I have experienced teach-to-test, rote, European-style education both as a student in grades 3 and 4, and as a teacher of mathematics in grades 11 and 12. As a 9 and 10 year-old in Dutch grade school in the sixties I knew that the rote education I was being given was misguided. I'd had what I referred to as the 'why education' in public school in California and missed it, missed being encouraged to question, to ask 'Why?'
Teaching 12th grade in a British-based pass-by-examination system my students would grow angry with me if I deviated from the syllabus and asked them to think, to question. My students wanted only to pass the test at the end of the academic year.
As a grade-school student in my public school in California, every day, continually, we were asked to question, encouraged to be curious, to ask the question 'Why?' At the tender age of 9 in Dutch grade school I could sense something wrong, something missing. For art class, we copied drawings. For math class, we penned our arithmetic problems into a notebook in pen and ink (literally a pen stub and an ink well). Pencil work was only 'rough', a first try. The final result was a beautiful tabulation in pen and ink of what we had really already accomplished in pencil.
I recently read some of my Grandfather's high school notebook from the very early part of the 20th century, and the work he recorded is reminiscent of what I was asked to do in the sixties in my Dutch elementary school: beautiful summarizations, carefully laid out with excellent penmanship. But no record of thought processes, of errors made (and learned from). Merely tidiness.
Teaching calculus to 12th graders (6th form) in the British-based education system in Fiji as a Peace Corps volunteer in the late seventies, my students expected me to show them how to correctly answer the question types expected on the upcoming University Entrance exams, nothing more. I remember once demonstrating the separability of orthogonal forces by simultaneously dropping one piece of chalk while tossing another horizontally, and observing them both hit the floor at the same time. By dumb luck, it worked perfectly. I'd hoped for a Eureka! moment, but was not rewarded. My students by then had been trained not to think, rather to memorize, to learn by rote. They would literally ask me to stop, and return to covering material on the syllabus.
There is a reason the transistor was invented in the US: the extremely high quality of public education we once had in our nation. My public education was fantastic! I was shown and given so much. I was trained to be curious, to be unafraid of mistakes, to try. The classroom culture never punished errors by ridicule - quite the contrary, efforts at answering questions were rewarded, even if the offered answer was misguided.
Tertiary education in California was free! There still is no formal 'tuition' in California State Universities, or in the University of California system, but the logical equivalent exists, and continually grows in cost. I firmly believe California's strong tech-based economy of the nineties stems directly from its high-quality, low-cost public University system. My state had the 10th largest economy in the world!
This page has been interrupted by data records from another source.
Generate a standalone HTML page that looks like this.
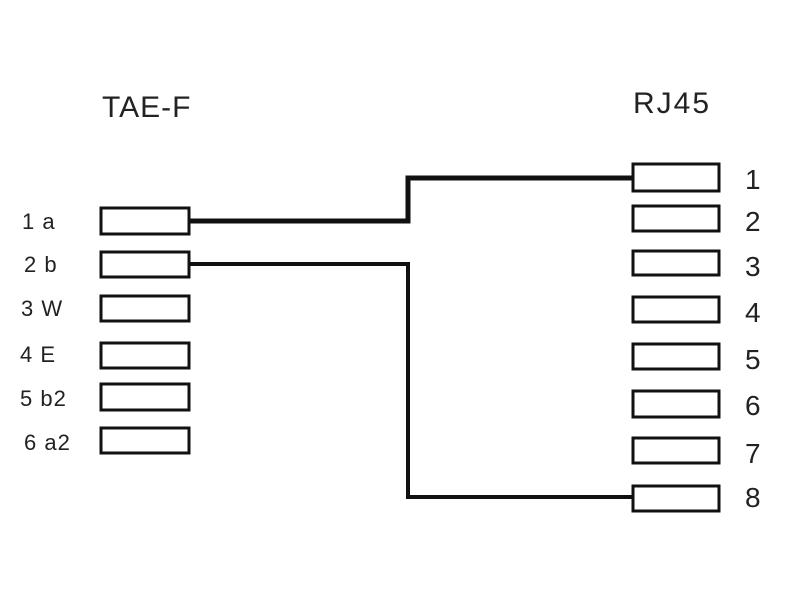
<!DOCTYPE html>
<html><head><style>body{margin:0;background:#fff}</style></head><body>
<svg width="800" height="600" xmlns="http://www.w3.org/2000/svg" font-family="Liberation Sans, sans-serif" fill="#222">
<text x="102" y="117" font-size="30" letter-spacing="1">TAE-F</text>
<text x="633" y="113" font-size="30" letter-spacing="2">RJ45</text>
<g fill="none" stroke="#111" stroke-width="3">
<rect x="101" y="208" width="88" height="26"/>
<rect x="101" y="252" width="88" height="25"/>
<rect x="101" y="296" width="88" height="25"/>
<rect x="101" y="343" width="88" height="25"/>
<rect x="101" y="384" width="88" height="26"/>
<rect x="101" y="428" width="88" height="25"/>
<rect x="633" y="164" width="86" height="27"/>
<rect x="633" y="206" width="86" height="25"/>
<rect x="633" y="251" width="86" height="24"/>
<rect x="633" y="297" width="86" height="25"/>
<rect x="633" y="344" width="86" height="25"/>
<rect x="633" y="391" width="86" height="26"/>
<rect x="633" y="438" width="86" height="25"/>
<rect x="633" y="486" width="86" height="25"/>
<polyline points="190,221 408,221 408,178 632,178" stroke-width="5"/>
<polyline points="190,264 408,264 408,497 632,497" stroke-width="4"/>
</g>
<g font-size="22" letter-spacing="1">
<text x="22" y="229">1 a</text>
<text x="24" y="272">2 b</text>
<text x="21" y="316">3 W</text>
<text x="20" y="362">4 E</text>
<text x="20" y="406">5 b2</text>
<text x="24" y="450">6 a2</text>
</g>
<g font-size="28">
<text x="745" y="189">1</text>
<text x="745" y="231">2</text>
<text x="745" y="276">3</text>
<text x="745" y="322">4</text>
<text x="745" y="369">5</text>
<text x="745" y="415">6</text>
<text x="745" y="463">7</text>
<text x="745" y="507">8</text>
</g>
</svg>
</body></html>
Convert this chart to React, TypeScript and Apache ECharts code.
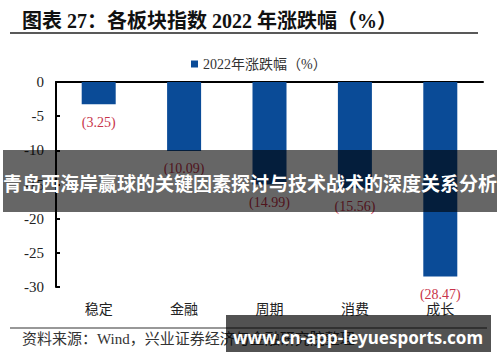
import React, { useEffect, useRef } from "react";
import * as echarts from "echarts";

const categories = ["稳定", "金融", "周期", "消费", "成长"];
const values = [-3.25, -10.09, -14.99, -15.56, -28.47];
const seriesName = "2022年涨跌幅（%）";
const titleText = "图表 27：各板块指数 2022 年涨跌幅（%）";
const sourceText = "资料来源：Wind，兴业证券经济与金融研究院整理";
const bannerText = "青岛西海岸赢球的关键因素探讨与技术战术的深度关系分析";
const watermarkText = "www.cn-app-leyuesports.com";

const SERIF = "'Liberation Serif', 'Times New Roman', 'Noto Sans CJK SC', serif";
const CJK = "'Noto Sans CJK SC', 'Liberation Serif', sans-serif";

export default function App() {
  const ref = useRef<HTMLDivElement>(null);
  useEffect(() => {
    if (!ref.current) return;
    const chart = echarts.init(ref.current, undefined, { renderer: "svg" });
    chart.setOption({
      animation: false,
      backgroundColor: "#ffffff",
      grid: { left: 56, right: 17, top: 82, bottom: 75, containLabel: false },
      legend: {
        data: [seriesName],
        left: 186,
        top: 52,
        icon: "rect",
        itemWidth: 7,
        itemHeight: 7,
        textStyle: { fontFamily: SERIF, fontSize: 14, color: "#333" },
      },
      xAxis: [
        {
          type: "category",
          data: categories,
          position: "bottom",
          axisLine: { show: false },
          axisTick: { show: false },
          axisLabel: { margin: 14, fontSize: 14, fontFamily: CJK, color: "#222" },
        },
        {
          type: "category",
          data: categories,
          position: "top",
          axisLine: { show: true, onZero: false, lineStyle: { color: "#000", width: 2 } },
          axisTick: { show: false },
          axisLabel: { show: false },
        },
      ],
      yAxis: {
        type: "value",
        min: -30,
        max: 0,
        interval: 5,
        axisLine: { show: true, lineStyle: { color: "#000", width: 2 } },
        axisTick: { show: true, inside: true, length: 4, lineStyle: { color: "#000", width: 2 } },
        splitLine: { show: false },
        axisLabel: { margin: 12, fontSize: 15, fontFamily: SERIF, color: "#222" },
      },
      series: [
        {
          name: seriesName,
          type: "bar",
          data: values,
          barWidth: 34,
          itemStyle: { color: "#0a4b97" },
          label: {
            show: true,
            position: "bottom",
            distance: 11,
            fontFamily: SERIF,
            fontSize: 14,
            color: "#c8344a",
            formatter: (p: any) => "(" + Math.abs(p.value).toFixed(2) + ")",
          },
        },
      ],
      graphic: [
        {
          type: "text",
          left: 22,
          top: 11,
          style: { text: titleText, font: "bold 20px " + SERIF, fill: "#111" },
        },
        {
          type: "line",
          shape: { x1: 10, y1: 33, x2: 478, y2: 33 },
          style: { stroke: "#222", lineWidth: 1.5 },
        },
        {
          type: "line",
          shape: { x1: 10, y1: 328, x2: 487, y2: 328 },
          style: { stroke: "#333", lineWidth: 1.2 },
        },
        {
          type: "text",
          x: 22,
          y: 339,
          style: { text: sourceText, font: "15px " + SERIF, fill: "#333", verticalAlign: "middle" },
        },
        {
          type: "rect",
          z: 100,
          shape: { x: 3, y: 150, width: 494, height: 62 },
          style: { fill: "rgba(0,0,0,0.6)" },
        },
        {
          type: "text",
          z: 101,
          x: 250,
          y: 182,
          style: {
            text: bannerText,
            font: "bold 19px 'Noto Sans CJK SC', sans-serif",
            fill: "#ffffff",
            align: "center",
            verticalAlign: "middle",
          },
        },
        {
          type: "rect",
          z: 100,
          shape: { x: 226, y: 315, width: 265, height: 37 },
          style: { fill: "rgba(0,0,0,0.68)" },
        },
        {
          type: "text",
          z: 101,
          x: 358,
          y: 337,
          style: {
            text: watermarkText,
            font: "bold 17px 'Noto Sans', 'Open Sans', sans-serif",
            fill: "#ffffff",
            align: "center",
            verticalAlign: "middle",
          },
        },
      ],
    });
    return () => chart.dispose();
  }, []);
  return (
    <div
      ref={ref}
      style={{ position: "fixed", left: 0, top: 0, width: 500, height: 362, background: "#fff" }}
    />
  );
}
After a career in the computing industry, I now teach at a California Community College. I teach Computer Science and Mathematics. Unlike my colleagues in the local high school district, I am not (yet) required to teach to a test. We do, however, now have 'Student Learning Outcomes' which must be written and broadcast, and my students' level of achievement of these outcomes must be assessed and recorded. In my opinion, it is only a matter of time until my performance review will be at least partly tied to my students' ability to master these Student Learning Outcomes.
In this way, our public education system is being damaged and returned to that which we had over one hundred years ago as evidenced by my Grandfather's high school notebook. I must now teach to the test. Our public education system is being damaged and shaped into the European model of rote education and teach-to-topic. We are training a generation of automotons, unable to question, to critically think. Invention is unnecessary, inventive and creative thought undesired.
Our public education system is being retooled to train the perfect fodder for the authoritarian government the oligarchy desires. It helps create the underclass of unquestioning, incurious, and grateful workers the oligarchy requires to groom hair, mow lawns, repair Bentleys. And then simply go away and leave them alone.